Por minha vontade não entraria na conversa, mas há aquela coisa das boas maneiras e a atenção que se deve a quem nos fala, etc, etc..
- O que é que pensa do Ó É?
Atordoou-me, não compreendi logo que ele, modernaço, se referia ao Orçamento do Estado, mas passada a confusão tive de desiludi-lo, e confessar que as finanças do país não são matéria em que me ache habilitado a opinar ou discutir.
Felizmente, com a autoridade que lhe dá o seu cargo de vereador e o ter sido gerente na Caixa, explicou-me em detalhe o que está errado em Portugal, as razões da preponderância chinesa, a manhosice de Erdogan, o que os nossos políticos deviam ter a coragem de fazer para evitar a bancarrota do Estado e a miséria do povo.
Ouvi-o acenando que sim, como faço em ocasiões dessas, e calei os meus comentários. Também porque ele, inconsequente, umas vezes jura que precisamos de um Salazar, noutras se diz ferrenho da esquerda, febre que mantém desde a juventude, e porque a falar verdade sempre me falta apetite para discussões do género.
Calei também os sentimentos que me tinham tomado dias atrás, quando uma troca de canais involuntariamente me fez assistir aos debates na Assembleia da República.
Nunca tinha presenciado e abriu-se-me a boca de pasmo. Obriguei-me a assistir para confirmar que o que via e ouvia não era episódico, não eram intervenções ou atitudes passageiras motivadas por qualquer discordância, mas uma mescla de calinadas, mentiras, raivas de teatro, manhosice, incompetência, baixeza.

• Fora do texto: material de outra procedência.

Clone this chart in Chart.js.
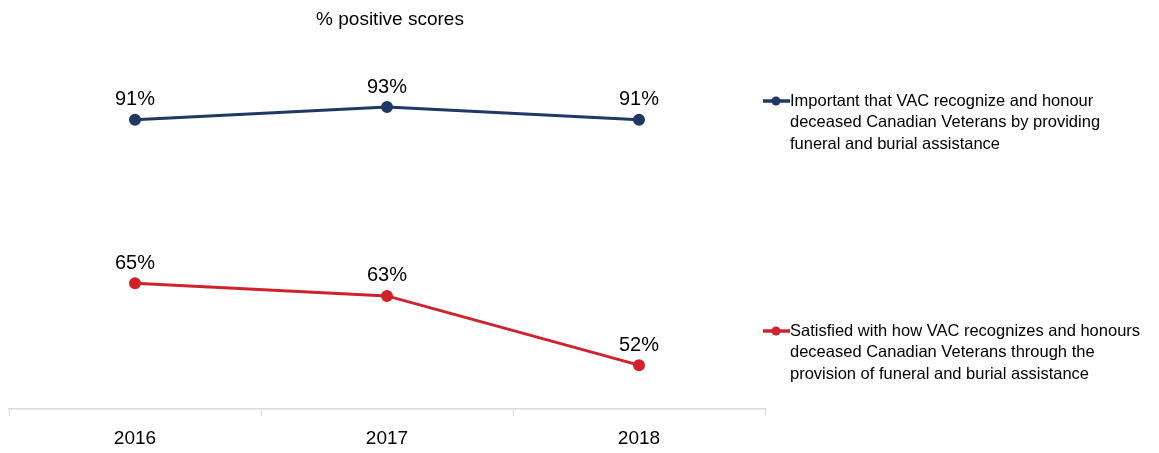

Deixou-me doente, pesaroso pelos poucos que lá se sentam com a ideia que este país tem salvação. Parece não querer ter e vai-se afundando, mesmo quando o ajudam.
Com um sorriso amargo, veio-me à lembrança o que Eça no seu tempo sugeria para as colónias: talvez fosse mais sensato vendê-las antes que apodrecessem de todo.